What this task involves:
Collect each line of the entries that holds the string "source".
* start Data listing *
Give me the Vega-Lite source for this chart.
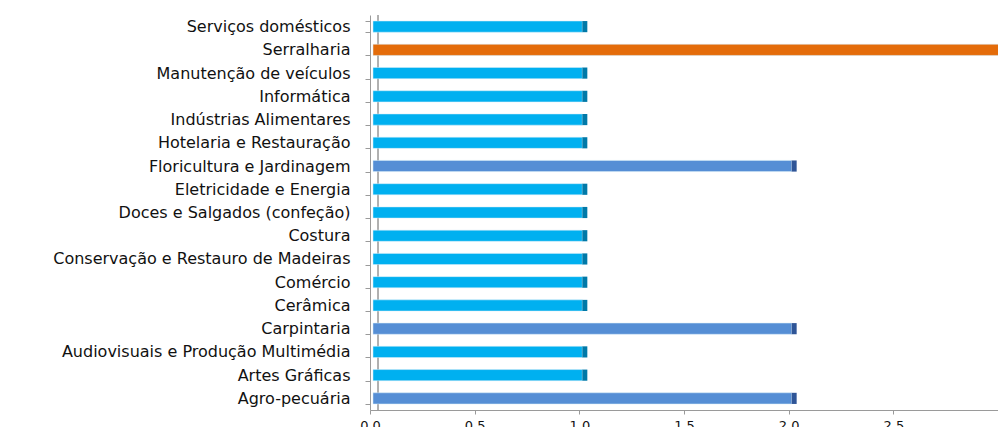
{
  "$schema": "https://vega.github.io/schema/vega-lite/v6.json",
  "width": 628,
  "height": 395,
  "autosize": {"type": "none"},
  "padding": {"left": 370, "top": 15, "right": 0, "bottom": 17},
  "background": "white",
  "config": {"view": {"stroke": null}},
  "data": {"values": [
    {"curso": "Serviços domésticos", "valor": 1},
    {"curso": "Serralharia", "valor": 3},
    {"curso": "Manutenção de veículos", "valor": 1},
    {"curso": "Informática", "valor": 1},
    {"curso": "Indústrias Alimentares", "valor": 1},
    {"curso": "Hotelaria e Restauração", "valor": 1},
    {"curso": "Floricultura e Jardinagem", "valor": 2},
    {"curso": "Eletricidade e Energia", "valor": 1},
    {"curso": "Doces e Salgados (confeção)", "valor": 1},
    {"curso": "Costura", "valor": 1},
    {"curso": "Conservação e Restauro de Madeiras", "valor": 1},
    {"curso": "Comércio", "valor": 1},
    {"curso": "Cerâmica", "valor": 1},
    {"curso": "Carpintaria", "valor": 2},
    {"curso": "Audiovisuais e Produção Multimédia", "valor": 1},
    {"curso": "Artes Gráficas", "valor": 1},
    {"curso": "Agro-pecuária", "valor": 2}
  ]},
  "encoding": {
    "y": {
      "field": "curso", "type": "nominal", "sort": null, "title": null,
      "scale": {"paddingInner": 0.52, "paddingOuter": 0.26},
      "axis": {
        "domainColor": "#9a9a9a", "tickColor": "#9a9a9a", "tickBand": "extent",
        "tickSize": 5, "labelPadding": 15, "labelFont": "DejaVu Sans",
        "labelFontSize": 16, "labelColor": "#111111", "labelLimit": 400
      }
    }
  },
  "layer": [
    {
      "mark": {"type": "rule", "color": "#b0b0b0", "xOffset": 8, "strokeWidth": 1},
      "encoding": {"x": {"datum": 0, "type": "quantitative"}, "y": null}
    },
    {
      "mark": {"type": "bar", "xOffset": 3, "strokeWidth": 1, "strokeOpacity": 0.5, "stroke": "#d8eefa"},
      "encoding": {
        "x": {
          "field": "valor", "type": "quantitative", "title": null,
          "scale": {"domain": [0, 3]},
          "axis": {
            "values": [0, 0.5, 1, 1.5, 2, 2.5], "grid": false,
            "domainColor": "#9a9a9a", "tickColor": "#9a9a9a", "tickSize": 4,
            "labelFont": "DejaVu Sans", "labelFontSize": 13, "labelColor": "#111111",
            "labelFlush": false, "labelPadding": 5
          }
        },
        "color": {
          "field": "valor", "type": "ordinal", "legend": null,
          "scale": {"domain": [1, 2, 3], "range": ["#00B0F0", "#558ED5", "#E46C0A"]}
        }
      }
    },
    {
      "mark": {"type": "bar", "xOffset": 3, "x2Offset": 8},
      "encoding": {
        "x": {"field": "valor", "type": "quantitative"},
        "x2": {"field": "valor"},
        "color": {
          "field": "valor", "type": "ordinal", "legend": null,
          "scale": {"domain": [1, 2, 3], "range": ["#0079A8", "#2F5597", "#A94F05"]}
        }
      }
    }
  ],
  "resolve": {"scale": {"color": "independent"}}
}
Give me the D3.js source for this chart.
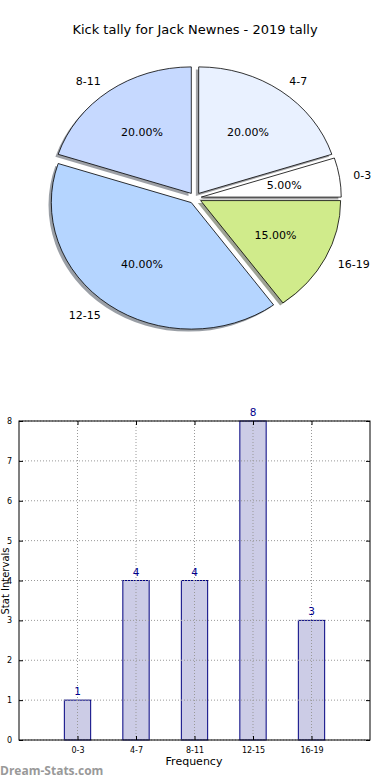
<!DOCTYPE html>
<html><head><meta charset="utf-8">
<script src="https://cdn.jsdelivr.net/npm/d3@7"></script>
<style>body{margin:0;background:#fff;} svg{display:block;font-family:"DejaVu Sans",sans-serif;}</style>
</head><body>
<svg id="c" width="390" height="780"></svg>
<script>
const categories = ["0-3","4-7","8-11","12-15","16-19"];
const values = [1,4,4,8,3];
const pieColors = ["#ffffff","#e9f1ff","#c6d9ff","#b5d5ff","#d0eb8b"];
const yTicks = [0,1,2,3,4,5,6,7,8];
const title = "Kick tally for Jack Newnes - 2019 tally";

const svg = d3.select("#c");

// ---- Title
svg.append("text").attr("x",195).attr("y",34).attr("text-anchor","middle")
  .attr("font-size",13).attr("fill","#000").text(title);

// ---- Pie (elliptical, matplotlib-style: start at 3 o'clock, counter-clockwise)
const cx = 195, cy = 198, rx = 140, ry = 126.5, explode = 0.045;
const total = d3.sum(values);
let acc = 0;
const wedges = values.map((v,i)=>{
  const t1 = acc/total*2*Math.PI; acc += v; const t2 = acc/total*2*Math.PI;
  return {i, v, t1, t2, mid:(t1+t2)/2};
});
const arc = d3.arc().innerRadius(0).outerRadius(1);
const pieG = svg.append("g");
function wedgeG(w, dx, dy){
  const ox = cx + Math.cos(w.mid)*explode*rx + dx;
  const oy = cy - Math.sin(w.mid)*explode*ry + dy;
  return pieG.append("g").attr("transform",`translate(${ox},${oy}) scale(${rx},${ry})`);
}
const arcD = w => arc({startAngle: Math.PI/2 - w.t2, endAngle: Math.PI/2 - w.t1});
// shadows
wedges.forEach(w=>{
  const c = d3.rgb(pieColors[w.i]);
  wedgeG(w,-2.8,2.5).append("path").attr("d",arcD(w))
    .attr("fill",d3.rgb(c.r*0.3,c.g*0.3,c.b*0.3)).attr("fill-opacity",0.5);
});
// wedges
wedges.forEach(w=>{
  wedgeG(w,0,0).append("path").attr("d",arcD(w))
    .attr("fill",pieColors[w.i]).attr("stroke","#000").attr("stroke-width",0.8)
    .attr("vector-effect","non-scaling-stroke");
});
// labels
wedges.forEach(w=>{
  const ox = cx + Math.cos(w.mid)*explode*rx;
  const oy = cy - Math.sin(w.mid)*explode*ry;
  const lx = ox + Math.cos(w.mid)*1.1*rx, ly = oy - Math.sin(w.mid)*1.1*ry;
  svg.append("text").attr("x",lx).attr("y",ly).attr("dy","0.35em")
    .attr("text-anchor", Math.cos(w.mid)>0 ? "start":"end")
    .attr("font-size",11).text(categories[w.i]);
  const px = ox + Math.cos(w.mid)*0.6*rx, py = oy - Math.sin(w.mid)*0.6*ry;
  svg.append("text").attr("x",px).attr("y",py).attr("dy","0.35em")
    .attr("text-anchor","middle").attr("font-size",11)
    .text((w.v/total*100).toFixed(2)+"%");
});

// ---- Bar chart
const L = 19, R = 370, T = 421, B = 740;
const x = d3.scaleLinear().domain([-1,5]).range([L,R]);
const y = d3.scaleLinear().domain([0,8]).range([B,T]);
const bw = 0.45;
const g = svg.append("g");

// bars
g.selectAll("rect.bar").data(values).join("rect")
  .attr("x",(d,i)=>x(i-bw/2)).attr("width",x(bw)-x(0))
  .attr("y",d=>y(d)).attr("height",d=>y(0)-y(d))
  .attr("fill","#000080").attr("fill-opacity",0.2)
  .attr("stroke","#000080").attr("stroke-width",1);

// grid
g.selectAll("line.gy").data(yTicks).join("line")
  .attr("x1",L).attr("x2",R).attr("y1",d=>y(d)).attr("y2",d=>y(d))
  .attr("stroke","#999").attr("stroke-width",1).attr("stroke-dasharray","1,2");
g.selectAll("line.gx").data(categories).join("line")
  .attr("x1",(d,i)=>x(i)).attr("x2",(d,i)=>x(i)).attr("y1",T).attr("y2",B)
  .attr("stroke","#999").attr("stroke-width",1).attr("stroke-dasharray","1,2");

// value labels
g.selectAll("text.val").data(values).join("text")
  .attr("x",(d,i)=>x(i)).attr("y",d=>y(d)-5).attr("text-anchor","middle")
  .attr("font-size",10.5).attr("fill","#00008b").text(d=>d);

// axes frame
g.append("rect").attr("x",L).attr("y",T).attr("width",R-L).attr("height",B-T)
  .attr("fill","none").attr("stroke","#000").attr("stroke-width",1);

// y ticks
const yAxis = d3.axisLeft(y).tickValues(yTicks).tickSizeInner(-4).tickSizeOuter(0).tickPadding(7);
const ya = g.append("g").attr("transform",`translate(${L},0)`).call(yAxis);
ya.select(".domain").remove();
ya.selectAll("text").attr("font-size",8).attr("font-family","DejaVu Sans");
const yAxisR = d3.axisRight(y).tickValues(yTicks).tickSizeInner(-4).tickSizeOuter(0).tickFormat("");
const yar = g.append("g").attr("transform",`translate(${R},0)`).call(yAxisR);
yar.select(".domain").remove();

// x ticks
const xAxis = d3.axisBottom(x).tickValues(d3.range(categories.length))
  .tickFormat(i=>categories[i]).tickSizeInner(-4).tickSizeOuter(0).tickPadding(7);
const xa = g.append("g").attr("transform",`translate(0,${B})`).call(xAxis);
xa.select(".domain").remove();
xa.selectAll("text").attr("font-size",8).attr("font-family","DejaVu Sans");
const xAxisT = d3.axisTop(x).tickValues(d3.range(categories.length))
  .tickFormat("").tickSizeInner(-4).tickSizeOuter(0);
const xat = g.append("g").attr("transform",`translate(0,${T})`).call(xAxisT);
xat.select(".domain").remove();

// axis titles
svg.append("text").attr("x",194).attr("y",765).attr("text-anchor","middle")
  .attr("font-size",11).text("Frequency");
svg.append("text").attr("transform","translate(9,581) rotate(-90)")
  .attr("text-anchor","middle").attr("font-size",10).text("Stat Intervals");

// watermark
svg.append("text").attr("x",0).attr("y",775).attr("font-size",12)
  .attr("fill","#999").attr("font-weight","bold").attr("font-family","\"Open Sans\",\"DejaVu Sans\",sans-serif")
  .text("Dream-Stats.com");
</script>
</body></html>
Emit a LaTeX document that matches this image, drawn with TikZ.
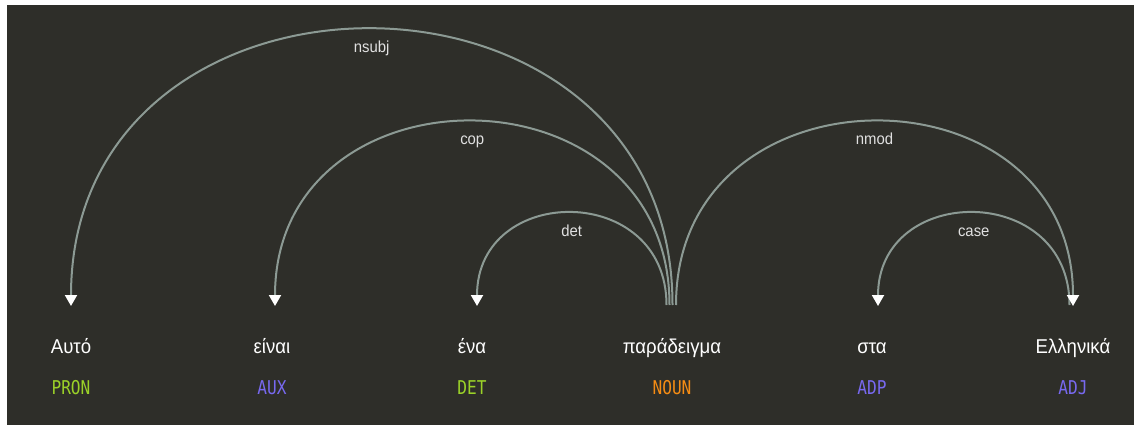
\documentclass[tikz,border=0pt]{standalone}
\usepackage{fontspec}
\setmainfont{Liberation Sans}[FakeStretch=0.93]
\newfontfamily\tagfont{DejaVu Sans Mono}[FakeStretch=0.85]
\usetikzlibrary{arrows.meta}
\definecolor{bgdark}{RGB}{46,46,41}
\definecolor{arcgrey}{RGB}{140,154,148}
\definecolor{tagpron}{RGB}{155,210,40}
\definecolor{tagaux}{RGB}{120,105,240}
\definecolor{tagnoun}{RGB}{245,140,20}
\begin{document}
\begin{tikzpicture}[x=1pt, y=-1pt,
    word/.style={anchor=base, text=white, font=\fontsize{20}{22}\selectfont},
    postag/.style={anchor=base, font=\tagfont\fontsize{19}{21}\selectfont},
    arc/.style={draw=arcgrey, line width=2pt, -{Triangle[width=12pt,length=11pt,color=white]}},
    lbl/.style={midway, anchor=base, yshift=-23pt, text=white!88!black, font=\fontsize{16}{18}\selectfont}]
  \useasboundingbox (0,0) rectangle (1134,425);
  \fill[bgdark] (7,5) rectangle (1134,425);
  % words and their tags
  \node[word] (w1) at (71,353) {Αυτό};
  \node[word] (w2) at (272,353) {είναι};
  \node[word] (w3) at (472,353) {ένα};
  \node[word] (w4) at (672,353) {παράδειγμα};
  \node[word] (w5) at (872,353) {στα};
  \node[word] (w6) at (1073,353) {Ελληνικά};
  \node[postag, text=tagpron] (t1) at (71,394) {PRON};
  \node[postag, text=tagaux] (t2) at (272,394) {AUX};
  \node[postag, text=tagpron] (t3) at (472,394) {DET};
  \node[postag, text=tagnoun] (t4) at (672,394) {NOUN};
  \node[postag, text=tagaux] (t5) at (872,394) {ADP};
  \node[postag, text=tagaux] (t6) at (1073,394) {ADJ};
  % arc ends
  \coordinate (in1) at (71,306);
  \coordinate (in2) at (275,306);
  \coordinate (in3) at (477,306);
  \coordinate (in5) at (878,306);
  \coordinate (in6) at (1073,306);
  \coordinate (out-det) at (666.5,305);
  \coordinate (out-cop) at (669.5,305);
  \coordinate (out-nsubj) at (672.5,305);
  \coordinate (out-nmod) at (676,305);
  \coordinate (out-case) at (1069.5,305);
  % dependencies (case first, so the nmod head sits on top)
  \draw[arc] (out-case) .. controls +(0,-123) and +(0,-123) .. (in5) node[lbl] {case};
  \draw[arc] (out-nsubj) .. controls +(0,-368) and +(0,-368) .. (in1) node[lbl] {nsubj};
  \draw[arc] (out-cop) .. controls +(0,-245) and +(0,-245) .. (in2) node[lbl] {cop};
  \draw[arc] (out-det) .. controls +(0,-123) and +(0,-123) .. (in3) node[lbl] {det};
  \draw[arc] (out-nmod) .. controls +(0,-245) and +(0,-245) .. (in6) node[lbl] {nmod};
\end{tikzpicture}
\end{document}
* end Data listing *
Worked answer:
Give me the Vega-Lite source for this chart.
Give me the D3.js source for this chart.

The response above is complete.